2) Greogry Baltoro  65, £215, gregorypacks.com

This richly featured pack is the antithesis of the Exped Lightning, offering a vast array of pockets and practical design ideas for a commensurate gain in weight. It comes in three frame sizes (small, medium and large), which means less individual adjustment on each pack; the large was very big indeed so try before you buy.

At 2.65kg it weighs more than two-and-ahalf times the Exped, and the pay-off for the extra burden includes a twin pocket lid (that also detaches to act as a bumbag), a zipped front pocket, twin side pockets and twin hip belt pockets. Top, side and bottom access to the main compartment makes finding your kit easy, and a good rain cover keeps your kit dry when the heavens open.

Inside, there are even shoulder straps stitched to the sleeve for a hydration bladder so it can detach and serve as a temporary daypack to carry gubbins onto a flight while the main pack is in the aircraft hold. Where the extra weight works best to its advantage, however, is in the straps and back system, with an excellent no-slip lumbar support and generous padding on the hip fins and shoulder straps.

If you have to carry a heavy load, this would be the most comfortable pack to take.

Verdict: With so many clever ways to sort your kit, this is ideal for lengthy expeditions, but it’s weight means it’s better suited to heavier loads.

Rating: 8/10

3) Black Diamond Mercury 65 £180, eu.blackdiamondequipment.com

Switching packs mid-expedition to carry the Mercury proved a revelation thanks to its harness and hipbelt. The shoulder straps are linked to each other by a cable, so when one lengthens the other shortens, while the hip fins have a ball-and-socket pivot at the base of the spine so they pivot with every step.

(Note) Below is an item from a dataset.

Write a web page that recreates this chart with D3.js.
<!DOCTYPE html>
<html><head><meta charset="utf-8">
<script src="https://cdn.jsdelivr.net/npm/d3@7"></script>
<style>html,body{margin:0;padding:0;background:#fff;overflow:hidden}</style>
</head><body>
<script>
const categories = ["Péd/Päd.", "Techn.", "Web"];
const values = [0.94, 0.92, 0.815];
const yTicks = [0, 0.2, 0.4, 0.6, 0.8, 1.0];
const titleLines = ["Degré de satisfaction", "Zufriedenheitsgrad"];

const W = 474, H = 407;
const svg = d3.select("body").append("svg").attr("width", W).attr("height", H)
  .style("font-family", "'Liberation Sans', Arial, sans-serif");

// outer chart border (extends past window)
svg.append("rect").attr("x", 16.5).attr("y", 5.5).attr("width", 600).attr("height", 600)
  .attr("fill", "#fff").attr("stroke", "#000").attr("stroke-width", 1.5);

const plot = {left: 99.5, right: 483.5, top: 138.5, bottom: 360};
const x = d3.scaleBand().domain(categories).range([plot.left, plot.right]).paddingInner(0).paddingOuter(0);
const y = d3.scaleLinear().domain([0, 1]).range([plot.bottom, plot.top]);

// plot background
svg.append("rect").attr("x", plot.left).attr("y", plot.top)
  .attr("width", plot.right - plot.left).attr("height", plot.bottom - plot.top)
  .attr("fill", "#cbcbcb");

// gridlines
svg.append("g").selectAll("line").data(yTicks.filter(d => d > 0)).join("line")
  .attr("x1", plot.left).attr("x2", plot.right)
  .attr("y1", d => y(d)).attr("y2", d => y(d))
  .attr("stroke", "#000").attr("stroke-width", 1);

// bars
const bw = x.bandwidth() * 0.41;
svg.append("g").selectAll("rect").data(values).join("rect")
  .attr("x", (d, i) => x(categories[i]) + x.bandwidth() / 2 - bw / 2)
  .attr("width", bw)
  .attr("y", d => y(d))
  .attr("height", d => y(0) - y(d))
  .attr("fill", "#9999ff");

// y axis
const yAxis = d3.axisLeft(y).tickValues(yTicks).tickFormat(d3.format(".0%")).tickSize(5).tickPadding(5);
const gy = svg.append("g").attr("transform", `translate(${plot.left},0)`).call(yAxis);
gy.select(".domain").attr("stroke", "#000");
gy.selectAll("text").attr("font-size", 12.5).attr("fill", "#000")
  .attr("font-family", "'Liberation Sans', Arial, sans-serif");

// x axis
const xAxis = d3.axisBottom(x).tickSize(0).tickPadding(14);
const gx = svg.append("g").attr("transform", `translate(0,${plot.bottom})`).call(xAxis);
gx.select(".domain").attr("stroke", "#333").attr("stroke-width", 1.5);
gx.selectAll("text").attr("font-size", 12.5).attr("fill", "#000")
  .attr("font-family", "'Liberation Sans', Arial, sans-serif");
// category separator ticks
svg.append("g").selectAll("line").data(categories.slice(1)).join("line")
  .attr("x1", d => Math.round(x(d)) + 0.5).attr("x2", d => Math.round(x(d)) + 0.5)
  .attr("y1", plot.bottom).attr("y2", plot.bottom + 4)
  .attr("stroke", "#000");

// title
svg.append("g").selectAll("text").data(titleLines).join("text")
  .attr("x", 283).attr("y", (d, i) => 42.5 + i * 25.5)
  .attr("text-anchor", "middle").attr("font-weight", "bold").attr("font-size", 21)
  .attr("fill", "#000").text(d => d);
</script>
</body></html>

The combination of these two systems delivers tremendous freedom of movement and a more natural gait, especially on uneven terrain. One tester found the sensation unsettling, but the consensus was in favour of the more fluid, better-balanced walking. bags 3

There’s no adjustability to the length of the back system, however, so it’s important to try before you buy in order to work out whether the medium or large frame size fits better (there’s also the women-specific Onyx). The top and front openings to the main compartment make gear finding easy, and there’s a large front pocket and good-sized pockets on the sides and hipbelts.

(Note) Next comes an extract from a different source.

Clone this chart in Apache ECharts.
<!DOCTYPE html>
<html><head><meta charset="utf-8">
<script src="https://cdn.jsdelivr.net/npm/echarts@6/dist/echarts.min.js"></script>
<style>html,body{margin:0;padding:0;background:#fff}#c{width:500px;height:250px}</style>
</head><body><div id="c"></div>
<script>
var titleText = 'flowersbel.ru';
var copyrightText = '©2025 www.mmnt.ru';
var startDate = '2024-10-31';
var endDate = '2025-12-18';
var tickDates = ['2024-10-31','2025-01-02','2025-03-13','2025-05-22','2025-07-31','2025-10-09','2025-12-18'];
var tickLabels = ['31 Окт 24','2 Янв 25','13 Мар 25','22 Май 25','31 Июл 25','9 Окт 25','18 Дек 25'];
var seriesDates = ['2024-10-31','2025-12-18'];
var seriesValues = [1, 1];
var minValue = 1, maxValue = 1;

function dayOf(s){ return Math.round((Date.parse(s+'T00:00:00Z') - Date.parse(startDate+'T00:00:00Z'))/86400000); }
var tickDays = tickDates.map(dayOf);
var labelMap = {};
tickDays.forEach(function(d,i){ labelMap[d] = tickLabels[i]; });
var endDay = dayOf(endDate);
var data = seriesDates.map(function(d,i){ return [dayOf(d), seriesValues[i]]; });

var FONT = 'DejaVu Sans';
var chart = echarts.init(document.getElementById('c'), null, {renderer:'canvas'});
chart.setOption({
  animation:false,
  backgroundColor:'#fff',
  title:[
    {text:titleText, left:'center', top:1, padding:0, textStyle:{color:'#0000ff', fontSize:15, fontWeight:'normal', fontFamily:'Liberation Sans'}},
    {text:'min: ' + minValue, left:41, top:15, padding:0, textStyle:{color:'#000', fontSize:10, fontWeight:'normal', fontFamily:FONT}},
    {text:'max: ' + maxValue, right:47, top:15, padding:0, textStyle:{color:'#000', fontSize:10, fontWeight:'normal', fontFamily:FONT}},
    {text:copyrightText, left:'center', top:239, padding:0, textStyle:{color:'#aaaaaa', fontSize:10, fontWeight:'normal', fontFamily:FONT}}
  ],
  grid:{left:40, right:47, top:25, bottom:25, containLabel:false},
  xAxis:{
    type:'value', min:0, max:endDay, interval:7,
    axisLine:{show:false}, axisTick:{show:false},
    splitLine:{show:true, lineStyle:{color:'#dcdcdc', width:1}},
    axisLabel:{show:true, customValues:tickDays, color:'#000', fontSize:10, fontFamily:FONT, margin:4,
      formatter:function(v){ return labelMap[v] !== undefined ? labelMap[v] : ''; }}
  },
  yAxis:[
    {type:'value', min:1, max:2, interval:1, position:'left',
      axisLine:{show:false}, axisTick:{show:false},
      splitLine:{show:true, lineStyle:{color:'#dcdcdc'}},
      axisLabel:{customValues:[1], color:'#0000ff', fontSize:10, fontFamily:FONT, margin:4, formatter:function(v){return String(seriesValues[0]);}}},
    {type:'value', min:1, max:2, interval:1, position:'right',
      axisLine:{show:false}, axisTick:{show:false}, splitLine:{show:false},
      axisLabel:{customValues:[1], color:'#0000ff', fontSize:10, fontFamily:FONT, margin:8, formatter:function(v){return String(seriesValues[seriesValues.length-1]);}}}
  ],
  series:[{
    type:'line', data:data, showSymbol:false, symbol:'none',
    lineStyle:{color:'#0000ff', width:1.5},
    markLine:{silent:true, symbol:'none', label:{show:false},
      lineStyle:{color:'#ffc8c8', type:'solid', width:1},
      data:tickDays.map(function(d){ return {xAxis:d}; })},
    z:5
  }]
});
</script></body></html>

It’s also reassuring to see stormsealed zips as an extra defence against the rain. At just over 2kg, it’s a litre of water heavier than the Exped and 500g lighter than the Gregory, a Goldilocks midway position that seems to offer the ideal compromise. And when the temperature rises the wide channel between the back panel and grooved padding helps to stop your back getting too sweaty.

Verdict: Proved to be the comfiest pack to carry, and with useful storage is hugely practical for backpacking trips.